Data from the National Association of Home Builders/ Wells Fargo Housing Index

by Anjana Sundaram
January 19, 2010

Home builder confidence declined in January to its lowest point since June, the National Association of Home Builders reported Wednesday. The January Housing Market Index edged down to 15, indicating that only 15 percent of home builders think it is a good market for newly built, single-family homes.

The index’s performance decreased one point from the prior month, which was attributed to continuing concerns over a poor job market and a large number of foreclosed homes for sale. The measure underperformed compared with the average analyst expectation of 17 according to a Bloomberg survey. The index tracks three components:  current single-family home sales, single-family sales expected in the next six months, and the traffic level of prospective buyers.

On a regional basis, the index showed that the builder confidence in the Midwest region was lower than the national number, decreasing by a point to 11 for the month of January. “The foreclosures and short sales are a pretty good share of the Illnois market,” said Marv Stockert, executive director at the Illinois Association of Mortgage Brokers.

David Crowe, chief economist at the builder’s association, said consumer hesitation is impeding growth in the home sales market. “Home-buying conditions have rarely been as good as they are right now, but consumers are still waiting to see significant positive signs of improvement in employment and confidence, and this is slowing buyers’ return to the market,” Crowe said in a press release.

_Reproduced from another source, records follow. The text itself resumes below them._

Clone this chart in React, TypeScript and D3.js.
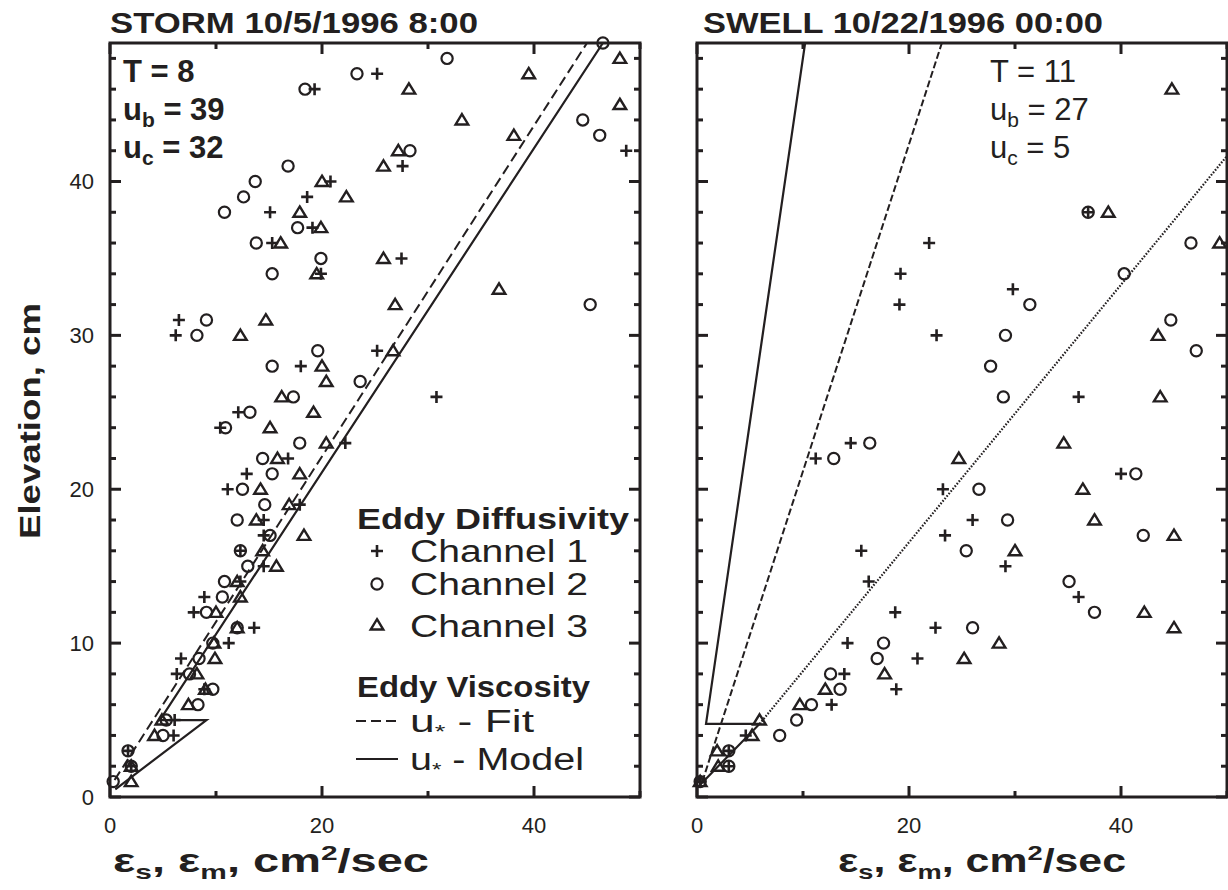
import React from 'react';
import * as d3 from 'd3';

const FONT = '"Liberation Sans", Arial, Helvetica, sans-serif';
const INK = '#231f20';

type Pt = [number, number]; // [eddy coefficient cm^2/s, elevation cm]

// ---------- STORM 10/5/1996 8:00 ----------
const stormChannel1: Pt[] = [
  [2.0, 2], [1.7, 3], [6.0, 4], [6.1, 5], [8.9, 7], [6.3, 8], [6.7, 9], [11.2, 10], [13.6, 11],
  [7.9, 12], [8.9, 13], [12.3, 14], [14.5, 15], [12.3, 16], [14.5, 17], [14.5, 18], [17.9, 19],
  [11.1, 20], [12.9, 21], [16.8, 22], [22.2, 23], [10.4, 24], [12.1, 25], [30.8, 26], [18.0, 28],
  [25.2, 29], [6.2, 30], [6.5, 31], [19.9, 34], [27.5, 35], [15.3, 36], [19.1, 37], [15.1, 38],
  [18.6, 39], [20.8, 40], [27.6, 41], [48.7, 42], [19.3, 46], [25.2, 47],
];
const stormChannel2: Pt[] = [
  [0.3, 1], [2.0, 2], [1.7, 3], [5.0, 4], [5.3, 5], [8.3, 6], [9.7, 7], [7.5, 8], [8.4, 9], [9.7, 10],
  [12.0, 11], [9.1, 12], [10.6, 13], [10.8, 14], [13.0, 15], [12.3, 16], [15.1, 17], [12.0, 18],
  [14.6, 19], [12.5, 20], [15.3, 21], [14.4, 22], [17.9, 23], [10.9, 24], [13.2, 25], [17.3, 26],
  [23.6, 27], [15.3, 28], [19.6, 29], [8.2, 30], [9.1, 31], [45.3, 32], [15.3, 34], [19.9, 35],
  [13.8, 36], [17.7, 37], [10.8, 38], [12.6, 39], [13.7, 40], [16.8, 41], [28.3, 42], [46.2, 43],
  [44.6, 44], [18.4, 46], [23.3, 47], [31.8, 48], [46.5, 49],
];
const stormChannel3: Pt[] = [
  [2.0, 1], [2.0, 2], [4.2, 4], [4.9, 5], [7.4, 6], [9.0, 7], [8.2, 8], [9.9, 9], [9.8, 10], [12.0, 11],
  [10.0, 12], [12.3, 13], [12.0, 14], [15.7, 15], [14.4, 16], [18.3, 17], [13.8, 18], [16.9, 19],
  [14.2, 20], [17.9, 21], [15.8, 22], [20.4, 23], [15.1, 24], [19.2, 25], [16.2, 26], [20.4, 27],
  [20.0, 28], [26.7, 29], [12.3, 30], [14.7, 31], [26.9, 32], [36.7, 33], [19.5, 34], [25.8, 35],
  [16.1, 36], [19.9, 37], [17.9, 38], [22.3, 39], [20.0, 40], [25.8, 41], [27.2, 42], [38.1, 43],
  [33.2, 44], [48.1, 45], [28.2, 46], [39.5, 47], [48.1, 48],
];
const stormFit: Pt[] = [[0.43, 1.1], [45.0, 49]];
const stormModel: Pt[] = [[0.5, 0.5], [9.1, 5], [4.7, 5], [46.5, 49]];

// ---------- SWELL 10/22/1996 00:00 ----------
const swellChannel1: Pt[] = [
  [0.3, 1], [3.0, 2], [3.0, 3], [4.6, 4], [12.7, 6], [18.8, 7], [13.9, 8], [20.8, 9], [14.2, 10],
  [22.5, 11], [18.7, 12], [36.0, 13], [16.2, 14], [29.1, 15], [15.5, 16], [23.4, 17], [26.0, 18],
  [23.2, 20], [40.0, 21], [11.2, 22], [14.5, 23], [36.0, 26], [22.6, 30], [19.1, 32], [29.8, 33],
  [19.2, 34], [21.9, 36], [36.9, 38],
];
const swellChannel2: Pt[] = [
  [0.3, 1], [3.0, 2], [3.0, 3], [7.8, 4], [9.4, 5], [10.8, 6], [13.5, 7], [12.6, 8], [17.0, 9],
  [17.6, 10], [26.0, 11], [37.5, 12], [35.1, 14], [25.4, 16], [42.1, 17], [29.3, 18], [26.6, 20],
  [41.4, 21], [12.9, 22], [16.3, 23], [28.9, 26], [27.7, 28], [47.1, 29], [29.1, 30], [44.7, 31],
  [31.4, 32], [40.3, 34], [46.6, 36], [36.9, 38],
];
const swellChannel3: Pt[] = [
  [0.3, 1], [2.0, 2], [1.9, 3], [5.2, 4], [5.9, 5], [9.7, 6], [12.1, 7], [17.7, 8], [25.2, 9],
  [28.5, 10], [45.0, 11], [42.2, 12], [30.0, 16], [45.0, 17], [37.5, 18], [36.4, 20], [24.7, 22],
  [34.6, 23], [43.7, 26], [43.5, 30], [49.3, 36], [38.8, 38], [44.8, 46],
];
const swellFit: Pt[] = [[0.5, 1], [23.1, 49]];
const swellModel: Pt[] = [[0.3, 0.8], [5.9, 4.75], [0.85, 4.75], [10.2, 49]];
const swellModelUpper: Pt[] = [[5.9, 4.75], [50, 41.66]];

// ---------- axes ----------
const xDomain: [number, number] = [0, 50];
const yDomain: [number, number] = [0, 49];
const xTickValues = [0, 10, 20, 30, 40, 50];
const xMajorTicks = [0, 20, 40];
const xTickLabels = ['0', '20', '40'];
const yTickValues = [0, 2, 4, 6, 8, 10, 12, 14, 16, 18, 20, 22, 24, 26, 28, 30, 32, 34, 36, 38, 40, 42, 44, 46, 48];
const yMajorTicks = [0, 10, 20, 30, 40];
const yTickLabels = ['0', '10', '20', '30', '40'];

const PLOT_TOP = 43;
const PLOT_BOTTOM = 797;

function Plus({ cx, cy }: { cx: number; cy: number }) {
  return <path d={`M${cx - 6},${cy}H${cx + 6}M${cx},${cy - 6}V${cy + 6}`} stroke={INK} strokeWidth={2.6} fill="none" />;
}
function Circ({ cx, cy }: { cx: number; cy: number }) {
  return <circle cx={cx} cy={cy} r={5.6} stroke={INK} strokeWidth={2.2} fill="none" />;
}
function Tri({ cx, cy }: { cx: number; cy: number }) {
  return (
    <path
      d={`M${cx},${cy - 5.8}L${cx + 6.3},${cy + 4.5}L${cx - 6.3},${cy + 4.5}Z`}
      stroke={INK}
      strokeWidth={2.4}
      fill="none"
      strokeLinejoin="miter"
    />
  );
}

interface PanelProps {
  id: string;
  left: number;
  right: number;
  ch1: Pt[];
  ch2: Pt[];
  ch3: Pt[];
  fit: Pt[];
  fitDash: string;
  model: Pt[];
  upper?: Pt[];
  yLabels: boolean;
}

function Panel(p: PanelProps) {
  const x = d3.scaleLinear().domain(xDomain).range([p.left, p.right]);
  const y = d3.scaleLinear().domain(yDomain).range([PLOT_BOTTOM, PLOT_TOP]);
  const line = d3.line<Pt>().x((d) => x(d[0])).y((d) => y(d[1]));
  const w = p.right - p.left;
  const h = PLOT_BOTTOM - PLOT_TOP;
  return (
    <g>
      <defs>
        <clipPath id={`clip-${p.id}`}>
          <rect x={p.left} y={PLOT_TOP} width={w} height={h} />
        </clipPath>
      </defs>
      <g clipPath={`url(#clip-${p.id})`}>
        <path d={line(p.fit) || ''} stroke={INK} strokeWidth={2} fill="none" strokeDasharray={p.fitDash} />
        <path d={line(p.model) || ''} stroke={INK} strokeWidth={2.2} fill="none" strokeLinejoin="miter" />
        {p.upper && (
          <path d={line(p.upper) || ''} stroke={INK} strokeWidth={2.2} fill="none" strokeDasharray="1.6,1.6" />
        )}
      </g>
      {p.ch1.map((d, i) => (
        <Plus key={`a${i}`} cx={x(d[0])} cy={y(d[1])} />
      ))}
      {p.ch2.map((d, i) => (
        <Circ key={`b${i}`} cx={x(d[0])} cy={y(d[1])} />
      ))}
      {p.ch3.map((d, i) => (
        <Tri key={`c${i}`} cx={x(d[0])} cy={y(d[1])} />
      ))}
      <rect x={p.left} y={PLOT_TOP} width={w} height={h} fill="none" stroke={INK} strokeWidth={3} />
      {xTickValues.map((v) => {
        const len = xMajorTicks.includes(v) ? 11 : 6;
        const px = x(v);
        return (
          <g key={`xt${v}`}>
            <line x1={px} x2={px} y1={PLOT_BOTTOM} y2={PLOT_BOTTOM - len} stroke={INK} strokeWidth={3} />
            <line x1={px} x2={px} y1={PLOT_TOP} y2={PLOT_TOP + len} stroke={INK} strokeWidth={3} />
          </g>
        );
      })}
      {yTickValues.map((v) => {
        const len = yMajorTicks.includes(v) ? 11 : 6;
        const py = y(v);
        return (
          <g key={`yt${v}`}>
            <line x1={p.left} x2={p.left + len} y1={py} y2={py} stroke={INK} strokeWidth={3} />
            <line x1={p.right} x2={p.right - len} y1={py} y2={py} stroke={INK} strokeWidth={3} />
          </g>
        );
      })}
      {xMajorTicks.map((v, i) => (
        <text key={`xl${v}`} x={x(v)} y={833} textAnchor="middle" fontSize={22} fontFamily={FONT} fill={INK}>
          {xTickLabels[i]}
        </text>
      ))}
      {p.yLabels &&
        yMajorTicks.map((v, i) => (
          <text key={`yl${v}`} x={94} y={y(v) + 8} textAnchor="end" fontSize={22} fontFamily={FONT} fill={INK}>
            {yTickLabels[i]}
          </text>
        ))}
    </g>
  );
}

function XLabel({ x0, len }: { x0: number; len: number }) {
  return (
    <text
      x={x0}
      y={872}
      fontSize={33}
      fontWeight="bold"
      fontFamily={FONT}
      fill={INK}
      textLength={len}
      lengthAdjust="spacingAndGlyphs"
    >
      ε<tspan dy={7} fontSize={21}>s</tspan>
      <tspan dy={-7}>, ε</tspan>
      <tspan dy={7} fontSize={21}>m</tspan>
      <tspan dy={-7}>, cm</tspan>
      <tspan dy={-12} fontSize={21}>2</tspan>
      <tspan dy={12}>/sec</tspan>
    </text>
  );
}

export default function App() {
  return (
    <svg
      width={1228}
      height={890}
      viewBox="0 0 1228 890"
      style={{ position: 'absolute', left: 0, top: 0, background: '#fff' }}
    >
      <rect x={0} y={0} width={1228} height={890} fill="#fff" />
      <Panel
        id="storm"
        left={110}
        right={640}
        ch1={stormChannel1}
        ch2={stormChannel2}
        ch3={stormChannel3}
        fit={stormFit}
        fitDash="10,5"
        model={stormModel}
        yLabels={true}
      />
      <Panel
        id="swell"
        left={697}
        right={1227}
        ch1={swellChannel1}
        ch2={swellChannel2}
        ch3={swellChannel3}
        fit={swellFit}
        fitDash="7,3"
        model={swellModel}
        upper={swellModelUpper}
        yLabels={false}
      />

      <text x={110} y={33} fontSize={29} fontWeight="bold" fontFamily={FONT} fill={INK} textLength={368} lengthAdjust="spacingAndGlyphs">
        STORM 10/5/1996 8:00
      </text>
      <text x={703} y={33} fontSize={29} fontWeight="bold" fontFamily={FONT} fill={INK} textLength={400} lengthAdjust="spacingAndGlyphs">
        SWELL 10/22/1996 00:00
      </text>

      <g fontFamily={FONT} fontWeight="bold" fontSize={31} fill={INK}>
        <text x={123} y={82}>T = 8</text>
        <text x={123} y={120}>
          u<tspan dy={7} fontSize={21}>b</tspan>
          <tspan dy={-7}> = 39</tspan>
        </text>
        <text x={123} y={158}>
          u<tspan dy={7} fontSize={21}>c</tspan>
          <tspan dy={-7}> = 32</tspan>
        </text>
      </g>
      <g fontFamily={FONT} fontSize={31} fill={INK}>
        <text x={990} y={82}>T = 11</text>
        <text x={990} y={120}>
          u<tspan dy={7} fontSize={21}>b</tspan>
          <tspan dy={-7}> = 27</tspan>
        </text>
        <text x={990} y={158}>
          u<tspan dy={7} fontSize={21}>c</tspan>
          <tspan dy={-7}> = 5</tspan>
        </text>
      </g>

      <g fontFamily={FONT} fill={INK}>
        <text x={357} y={529} fontSize={30} fontWeight="bold" textLength={272} lengthAdjust="spacingAndGlyphs">
          Eddy Diffusivity
        </text>
        <Plus cx={377} cy={551} />
        <text x={410} y={562} fontSize={31} textLength={178} lengthAdjust="spacingAndGlyphs">Channel 1</text>
        <Circ cx={377} cy={584} />
        <text x={410} y={595} fontSize={31} textLength={178} lengthAdjust="spacingAndGlyphs">Channel 2</text>
        <Tri cx={377} cy={625} />
        <text x={410} y={637} fontSize={31} textLength={178} lengthAdjust="spacingAndGlyphs">Channel 3</text>
        <text x={357} y={697} fontSize={30} fontWeight="bold" textLength={233} lengthAdjust="spacingAndGlyphs">
          Eddy Viscosity
        </text>
        <line x1={356} x2={398} y1={721} y2={721} stroke={INK} strokeWidth={2} strokeDasharray="10,5" />
        <text x={410} y={732} fontSize={31} textLength={124} lengthAdjust="spacingAndGlyphs">
          u<tspan dy={6} fontSize={19}>*</tspan>
          <tspan dy={-6}> - Fit</tspan>
        </text>
        <line x1={356} x2={398} y1={759} y2={759} stroke={INK} strokeWidth={2.2} />
        <text x={410} y={770} fontSize={31} textLength={174} lengthAdjust="spacingAndGlyphs">
          u<tspan dy={6} fontSize={19}>*</tspan>
          <tspan dy={-6}> - Model</tspan>
        </text>
      </g>

      <text
        transform="translate(40,421) rotate(-90)"
        x={-118}
        y={0}
        fontSize={30}
        fontWeight="bold"
        fontFamily={FONT}
        fill={INK}
        textLength={236}
        lengthAdjust="spacingAndGlyphs"
      >
        Elevation, cm
      </text>
      <XLabel x0={113} len={316} />
      <XLabel x0={838} len={288} />
    </svg>
  );
}
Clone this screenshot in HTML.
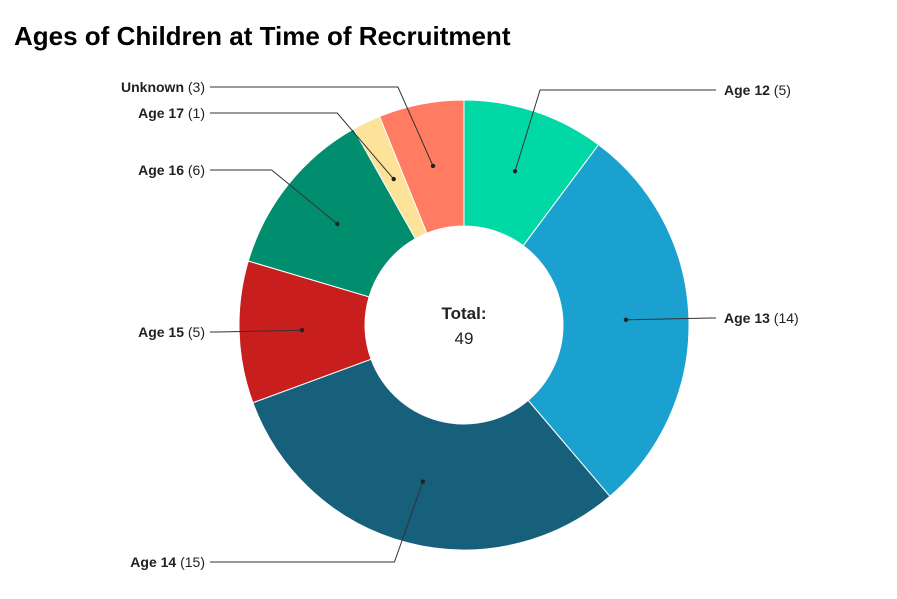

Peter Morici, an economist at the University of Maryland, correctly predicted that the builder confidence index would decline to 15, given the current excess supply of homes. “We’ve built more houses than we need….The bottom line is that we are going to see 5 million foreclosures in the next two to three years,” Morici said.

To make matters worse, builder confidence is not expected to increase in the near future. “Builders can’t borrow any money to build on vacant land because the values have declined so much… Most builders like to go into situations with pre-sold properties, but new constructions loans are not available,” said Jeffrey Metcalf, president of Record Information Services, an information database company. Metcalf predicts a slow climb for the real estate market: “Any glimmer of hope, and the industry gets smacked down again.” 

Many believe that builder sales are being artificially increased because of the Federal Home Buyer Tax Credit, which offers first-time buyers an $8,000 credit until April 30, 2010. “Any sales for new residential properties are being driven by first-time home buyers….In my opinion, that is what’s keeping builder sales going, ” Stockert said. “Once we see this $8,000 credit go away, I believe that the home sales are really going to be hurt.”